_Extracted records_
• • •
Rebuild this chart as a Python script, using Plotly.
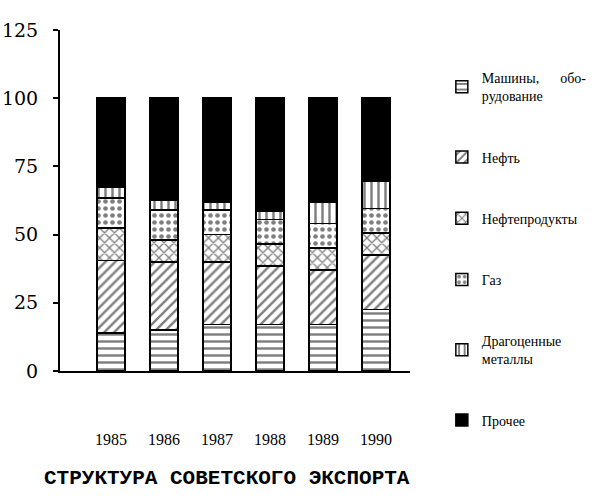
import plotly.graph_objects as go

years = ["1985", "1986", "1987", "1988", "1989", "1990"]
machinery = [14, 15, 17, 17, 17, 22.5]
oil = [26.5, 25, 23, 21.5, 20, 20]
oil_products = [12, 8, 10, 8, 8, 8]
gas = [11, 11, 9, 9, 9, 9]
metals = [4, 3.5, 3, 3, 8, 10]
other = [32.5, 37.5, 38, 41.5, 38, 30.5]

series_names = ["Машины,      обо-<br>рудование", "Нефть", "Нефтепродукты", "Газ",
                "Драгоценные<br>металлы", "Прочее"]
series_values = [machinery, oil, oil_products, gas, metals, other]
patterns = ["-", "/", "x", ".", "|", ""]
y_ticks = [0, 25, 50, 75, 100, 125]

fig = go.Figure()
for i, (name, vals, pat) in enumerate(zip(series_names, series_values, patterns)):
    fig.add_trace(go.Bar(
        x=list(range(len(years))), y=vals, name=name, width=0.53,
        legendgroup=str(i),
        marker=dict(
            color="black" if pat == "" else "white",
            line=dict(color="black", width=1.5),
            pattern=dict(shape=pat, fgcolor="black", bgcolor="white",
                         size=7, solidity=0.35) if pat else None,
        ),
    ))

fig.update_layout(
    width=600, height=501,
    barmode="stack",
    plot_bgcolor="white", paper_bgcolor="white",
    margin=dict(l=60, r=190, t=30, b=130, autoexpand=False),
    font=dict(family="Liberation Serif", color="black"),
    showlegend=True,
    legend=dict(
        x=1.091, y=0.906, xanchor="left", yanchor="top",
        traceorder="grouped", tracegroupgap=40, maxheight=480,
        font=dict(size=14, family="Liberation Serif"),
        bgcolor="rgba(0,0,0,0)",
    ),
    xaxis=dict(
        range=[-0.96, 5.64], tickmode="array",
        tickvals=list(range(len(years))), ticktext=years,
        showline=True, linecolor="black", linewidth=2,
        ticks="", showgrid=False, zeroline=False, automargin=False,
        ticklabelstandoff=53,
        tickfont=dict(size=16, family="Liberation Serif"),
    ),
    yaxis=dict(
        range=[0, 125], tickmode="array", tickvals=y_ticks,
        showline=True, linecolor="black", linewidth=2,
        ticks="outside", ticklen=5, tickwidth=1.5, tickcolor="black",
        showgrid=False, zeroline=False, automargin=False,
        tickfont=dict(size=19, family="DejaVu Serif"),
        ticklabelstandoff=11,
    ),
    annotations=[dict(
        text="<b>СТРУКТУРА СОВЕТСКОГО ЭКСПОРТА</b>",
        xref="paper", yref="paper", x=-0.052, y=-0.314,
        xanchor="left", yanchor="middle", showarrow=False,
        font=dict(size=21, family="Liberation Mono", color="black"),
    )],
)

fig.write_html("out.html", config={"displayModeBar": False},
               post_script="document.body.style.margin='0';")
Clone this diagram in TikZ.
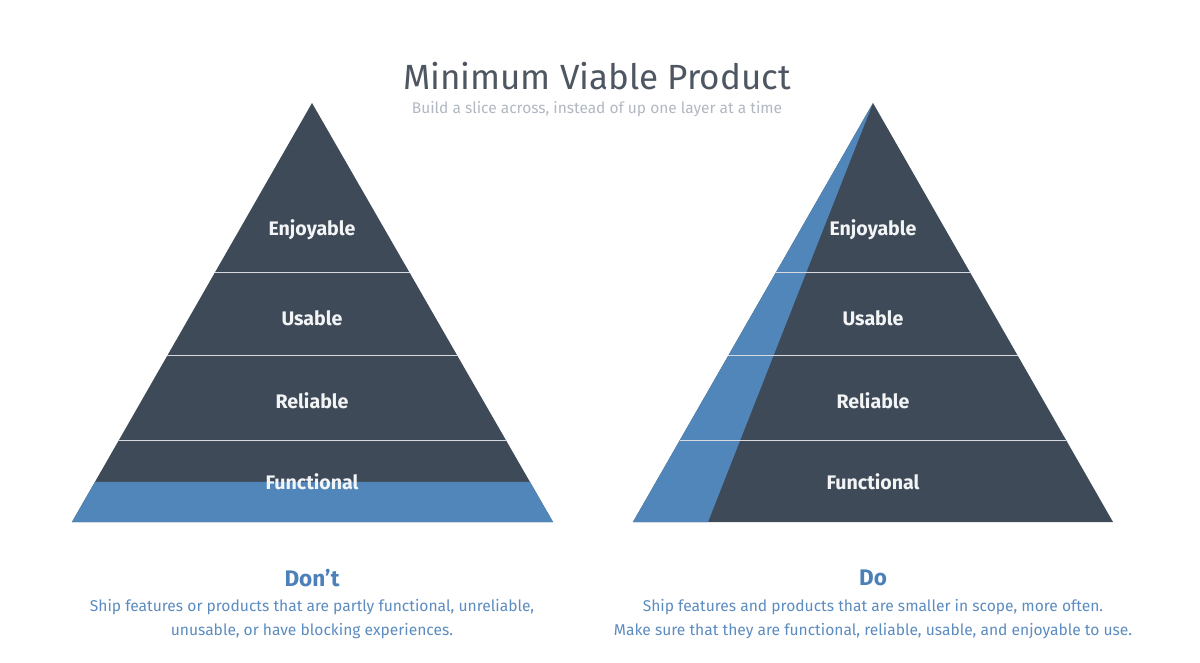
• • •
_Task instructions_
Only the lines from the top of the data through the line with "other = [32.5, 37.5, 38, 41.5, 38, 30.5]" should be quoted, exactly and with both ends kept; skip the pictures.

_Response for this exercise_
Rebuild this chart as a Python script, using Plotly.
import plotly.graph_objects as go

years = ["1985", "1986", "1987", "1988", "1989", "1990"]
machinery = [14, 15, 17, 17, 17, 22.5]
oil = [26.5, 25, 23, 21.5, 20, 20]
oil_products = [12, 8, 10, 8, 8, 8]
gas = [11, 11, 9, 9, 9, 9]
metals = [4, 3.5, 3, 3, 8, 10]
other = [32.5, 37.5, 38, 41.5, 38, 30.5]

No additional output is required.